Dear LFG List,
As per Internet forum custom, I will get straight to the point (niceties will be in the P.S.)
I have 2 questions I hope you can help me with.
1) Is there any literature on the treatment of Japanese in LFG? I can locate isolated examples, but nothing extensive.
2) I have two Japanese sentences: "Watashi ga keeki ga hoshii" (I want cake.) and "Watashi ga keeki wo hoshigatteiru." (I appear to want cake." In the first sentence, the particle "ga" marks the object because the function "hoshii" is of a certain word class (called keiyoushi) and in the second sentence, the auxiliary -gatteiru has been added to the morpheme "hoshi" (same as before) to turn it into another world class (a verb) where objects are marked with "wo". It is unclear to me where in LFG you would connect particle assignment of arguments based on word class. This cannot be quirky case because all transitive keiyoushi and verbs work this way.

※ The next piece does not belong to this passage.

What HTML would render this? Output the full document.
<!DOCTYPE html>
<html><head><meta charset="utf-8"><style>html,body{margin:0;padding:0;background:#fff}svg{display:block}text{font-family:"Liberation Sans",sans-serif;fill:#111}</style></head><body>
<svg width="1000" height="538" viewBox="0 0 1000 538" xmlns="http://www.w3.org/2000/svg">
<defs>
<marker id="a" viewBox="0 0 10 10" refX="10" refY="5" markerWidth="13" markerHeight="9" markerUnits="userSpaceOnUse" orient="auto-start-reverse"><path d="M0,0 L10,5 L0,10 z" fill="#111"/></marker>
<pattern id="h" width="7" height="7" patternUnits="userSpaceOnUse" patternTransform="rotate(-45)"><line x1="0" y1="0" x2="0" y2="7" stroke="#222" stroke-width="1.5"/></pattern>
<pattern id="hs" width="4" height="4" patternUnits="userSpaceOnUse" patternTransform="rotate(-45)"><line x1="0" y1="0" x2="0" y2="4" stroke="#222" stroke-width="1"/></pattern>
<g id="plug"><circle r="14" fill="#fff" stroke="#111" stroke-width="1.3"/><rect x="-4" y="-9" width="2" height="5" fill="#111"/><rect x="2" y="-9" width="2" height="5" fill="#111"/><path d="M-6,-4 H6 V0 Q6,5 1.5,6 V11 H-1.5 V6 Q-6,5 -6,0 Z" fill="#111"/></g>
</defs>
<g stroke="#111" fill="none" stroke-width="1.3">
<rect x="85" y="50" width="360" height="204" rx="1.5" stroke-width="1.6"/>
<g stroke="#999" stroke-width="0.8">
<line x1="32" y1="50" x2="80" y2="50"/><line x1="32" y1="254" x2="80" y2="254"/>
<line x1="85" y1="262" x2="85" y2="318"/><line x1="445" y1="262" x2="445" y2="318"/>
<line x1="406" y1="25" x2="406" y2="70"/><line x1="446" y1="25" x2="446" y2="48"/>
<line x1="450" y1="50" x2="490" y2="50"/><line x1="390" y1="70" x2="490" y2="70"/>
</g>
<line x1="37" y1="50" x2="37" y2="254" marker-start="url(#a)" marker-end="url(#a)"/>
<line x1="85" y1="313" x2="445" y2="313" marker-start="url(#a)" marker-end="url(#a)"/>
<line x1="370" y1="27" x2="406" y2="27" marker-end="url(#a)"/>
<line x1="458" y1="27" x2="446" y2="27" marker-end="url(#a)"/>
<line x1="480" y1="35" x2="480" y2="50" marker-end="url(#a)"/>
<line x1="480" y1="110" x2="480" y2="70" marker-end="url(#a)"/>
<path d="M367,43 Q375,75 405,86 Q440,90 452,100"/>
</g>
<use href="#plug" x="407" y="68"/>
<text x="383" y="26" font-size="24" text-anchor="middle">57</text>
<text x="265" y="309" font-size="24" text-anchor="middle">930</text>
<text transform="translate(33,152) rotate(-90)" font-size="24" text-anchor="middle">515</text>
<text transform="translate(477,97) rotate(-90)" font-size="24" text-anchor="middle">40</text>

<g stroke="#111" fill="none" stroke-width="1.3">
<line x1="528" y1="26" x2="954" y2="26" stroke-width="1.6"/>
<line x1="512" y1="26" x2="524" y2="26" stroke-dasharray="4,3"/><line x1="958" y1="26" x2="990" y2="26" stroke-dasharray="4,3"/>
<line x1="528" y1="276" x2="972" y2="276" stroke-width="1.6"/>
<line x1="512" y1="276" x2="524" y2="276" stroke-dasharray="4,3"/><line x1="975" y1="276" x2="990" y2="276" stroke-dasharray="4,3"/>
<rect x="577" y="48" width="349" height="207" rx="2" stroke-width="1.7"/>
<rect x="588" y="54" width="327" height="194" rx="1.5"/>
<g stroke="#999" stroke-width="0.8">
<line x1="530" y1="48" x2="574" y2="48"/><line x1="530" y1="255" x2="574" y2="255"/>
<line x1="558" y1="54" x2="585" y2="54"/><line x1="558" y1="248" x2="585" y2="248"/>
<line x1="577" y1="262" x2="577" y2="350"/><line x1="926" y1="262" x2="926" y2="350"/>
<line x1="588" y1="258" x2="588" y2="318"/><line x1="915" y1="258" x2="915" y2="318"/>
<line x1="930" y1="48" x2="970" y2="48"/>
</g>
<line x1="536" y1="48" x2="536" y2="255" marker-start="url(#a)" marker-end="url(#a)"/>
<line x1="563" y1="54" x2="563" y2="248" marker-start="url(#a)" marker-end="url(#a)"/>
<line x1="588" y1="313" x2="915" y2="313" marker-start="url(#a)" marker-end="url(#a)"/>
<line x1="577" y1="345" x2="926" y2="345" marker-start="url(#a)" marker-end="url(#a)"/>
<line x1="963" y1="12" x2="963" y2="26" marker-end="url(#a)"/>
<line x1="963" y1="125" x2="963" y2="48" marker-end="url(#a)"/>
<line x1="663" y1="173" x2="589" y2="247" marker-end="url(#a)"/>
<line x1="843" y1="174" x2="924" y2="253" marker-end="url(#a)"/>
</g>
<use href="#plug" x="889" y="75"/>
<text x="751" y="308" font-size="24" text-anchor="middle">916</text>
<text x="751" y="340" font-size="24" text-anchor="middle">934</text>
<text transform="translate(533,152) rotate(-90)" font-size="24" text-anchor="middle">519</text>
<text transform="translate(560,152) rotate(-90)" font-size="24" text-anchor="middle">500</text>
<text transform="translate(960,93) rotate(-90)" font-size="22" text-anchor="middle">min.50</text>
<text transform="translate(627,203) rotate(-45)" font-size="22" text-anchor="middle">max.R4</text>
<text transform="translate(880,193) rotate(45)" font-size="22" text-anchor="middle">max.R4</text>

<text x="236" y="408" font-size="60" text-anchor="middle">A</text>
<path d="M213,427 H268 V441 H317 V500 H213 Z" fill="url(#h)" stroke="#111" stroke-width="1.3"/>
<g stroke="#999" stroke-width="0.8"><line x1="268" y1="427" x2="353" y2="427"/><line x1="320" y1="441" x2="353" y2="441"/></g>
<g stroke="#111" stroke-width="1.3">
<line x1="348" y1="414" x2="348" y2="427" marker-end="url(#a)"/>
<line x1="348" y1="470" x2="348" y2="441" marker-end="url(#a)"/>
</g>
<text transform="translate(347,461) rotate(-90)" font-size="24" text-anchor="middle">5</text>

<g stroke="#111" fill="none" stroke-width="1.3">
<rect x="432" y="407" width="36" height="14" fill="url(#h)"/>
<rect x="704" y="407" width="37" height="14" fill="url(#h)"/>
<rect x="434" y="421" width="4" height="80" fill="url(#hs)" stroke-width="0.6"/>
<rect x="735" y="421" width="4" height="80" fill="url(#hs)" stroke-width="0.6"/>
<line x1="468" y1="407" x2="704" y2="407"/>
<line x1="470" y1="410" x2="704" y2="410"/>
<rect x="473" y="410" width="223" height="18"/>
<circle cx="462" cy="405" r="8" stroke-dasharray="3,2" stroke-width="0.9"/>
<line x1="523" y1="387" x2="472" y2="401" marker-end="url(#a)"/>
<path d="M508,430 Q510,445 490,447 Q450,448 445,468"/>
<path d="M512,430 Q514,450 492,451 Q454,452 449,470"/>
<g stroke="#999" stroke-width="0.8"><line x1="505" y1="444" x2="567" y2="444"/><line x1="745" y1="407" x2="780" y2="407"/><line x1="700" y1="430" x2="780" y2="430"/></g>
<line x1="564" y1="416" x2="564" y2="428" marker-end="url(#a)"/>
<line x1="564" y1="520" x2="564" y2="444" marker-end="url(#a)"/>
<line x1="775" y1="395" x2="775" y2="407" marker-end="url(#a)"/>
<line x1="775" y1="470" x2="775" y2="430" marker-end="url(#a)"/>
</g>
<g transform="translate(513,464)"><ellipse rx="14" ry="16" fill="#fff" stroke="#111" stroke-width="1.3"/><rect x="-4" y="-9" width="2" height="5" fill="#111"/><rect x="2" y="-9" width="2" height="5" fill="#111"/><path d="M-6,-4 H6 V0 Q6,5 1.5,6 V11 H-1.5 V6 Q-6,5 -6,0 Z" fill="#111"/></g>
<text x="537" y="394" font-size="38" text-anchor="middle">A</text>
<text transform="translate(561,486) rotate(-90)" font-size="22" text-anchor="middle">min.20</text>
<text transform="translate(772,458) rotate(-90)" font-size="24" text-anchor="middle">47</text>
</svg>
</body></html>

For this second question, because I know it's hefty, all I'm looking for honestly is a nudge in the right direction.
Thank you for your time,
Jay S. Chin
P.S.
I am not necessarily "new" to LFG, but I have started to research it more seriously. One of the things that makes LFG attractive to me is that there is no movement at c-structure. A lot of phenomena in Japanese will be accounted for with movement in minimalism and transformational grammars, but LFG's i-structure can account for some of that (e.g. whether it's a topic or a focus), but how arguments get their particles in Japanese is very unclear to me at this point.
I really do appreciate everybody's time and attention; and I'm looking forward to learning from you now and in the future.